David Crosby
David CrosbyREUTERS/Mike Blake

Singer-songwriter-guitarist David Crosby, a founding member of the Byrds and Crosby, Stills & Nash (later Crosby, Stills, Nash & Young), died on Thursday at the age of 81.

His wife confirmed his death in a statement to Variety in which she wrote, “It is with great sadness after a long illness, that our beloved David (Croz) Crosby has passed away. He was lovingly surrounded by his wife and soulmate Jan and son Django. Although he is no longer here with us, his humanity and kind soul will continue to guide and inspire us. His legacy will continue to live on through his legendary music. Peace, love, and harmony to all who knew David and those he touched. We will miss him dearly. At this time, we respectfully and kindly ask for privacy as we grieve and try to deal with our profound loss. Thank you for the love and prayers.”

The death came as a surprise to those who followed Crosby’s very active Twitter account, which he’d kept tweeting on as recently as Wednesday, noted Variety.

Eight months ago, Crosby made headlines when he said he was done performing live, declaring, “I’m too old to do it anymore. I don’t have the stamina; I don’t have the strength.” He subsequently backtracked about doing concerts, saying recently that he’d changed his mind and expected to be out playing live again.

Crosby joined the Byrds in 1964, appearing on the group’s first five albums and producing the original lineup's 1973 reunion album. In 1967 he joined Buffalo Springfield on stage at the Monterey Pop Festival, which contributed to his dismissal from the Byrds. He subsequently formed Crosby, Stills & Nash in 1968 with Stephen Stills (of Buffalo Springfield) and Graham Nash of the Hollies.
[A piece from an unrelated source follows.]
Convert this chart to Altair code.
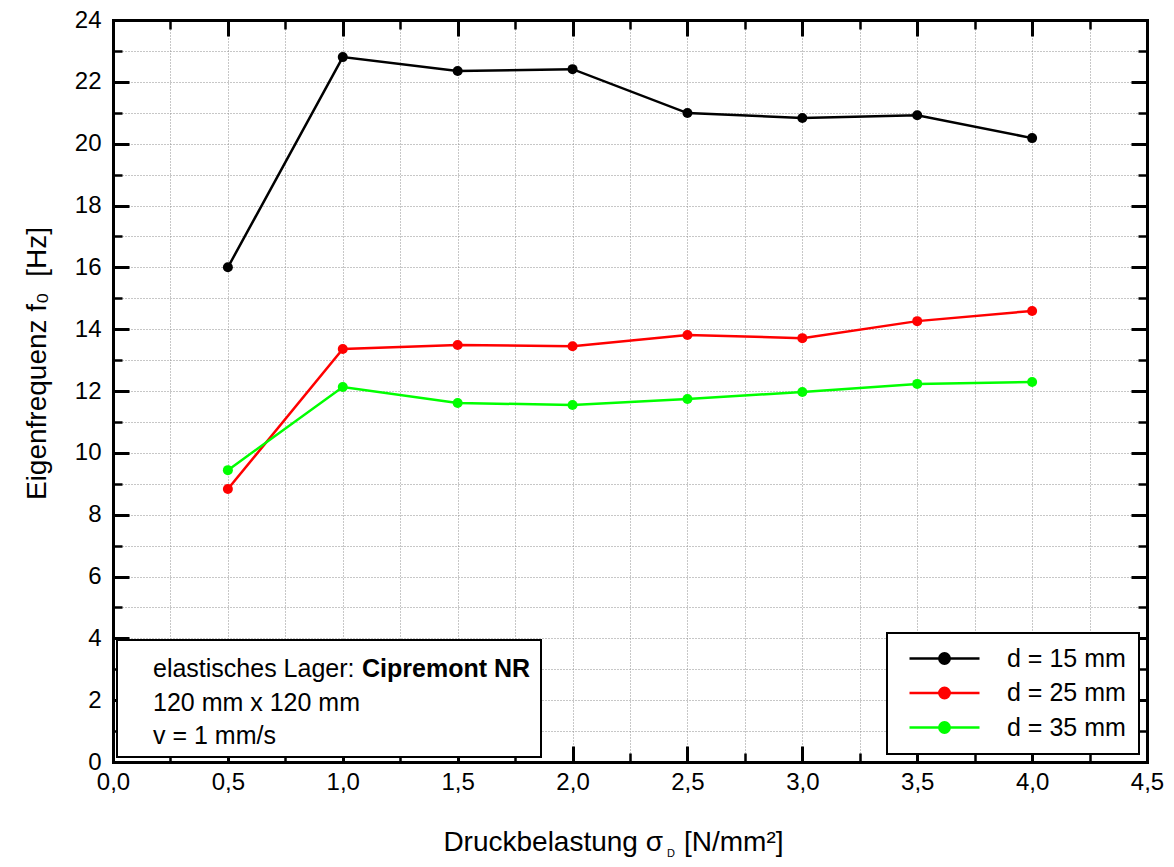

Canadian artist Neil Young later joined the group for live appearances.

Crosby and Nash recorded three gold albums in the 1970s, while the core trio of Crosby, Stills and Nash remained active from 1976 until 2016. Crosby, Stills, Nash and Young reunions took place in each decade from the 1970s through the 2000s.

He was inducted into the Rock and Roll Hall of Fame twice, as a member of the Byrds (1991) and Crosby, Stills & Nash (1997).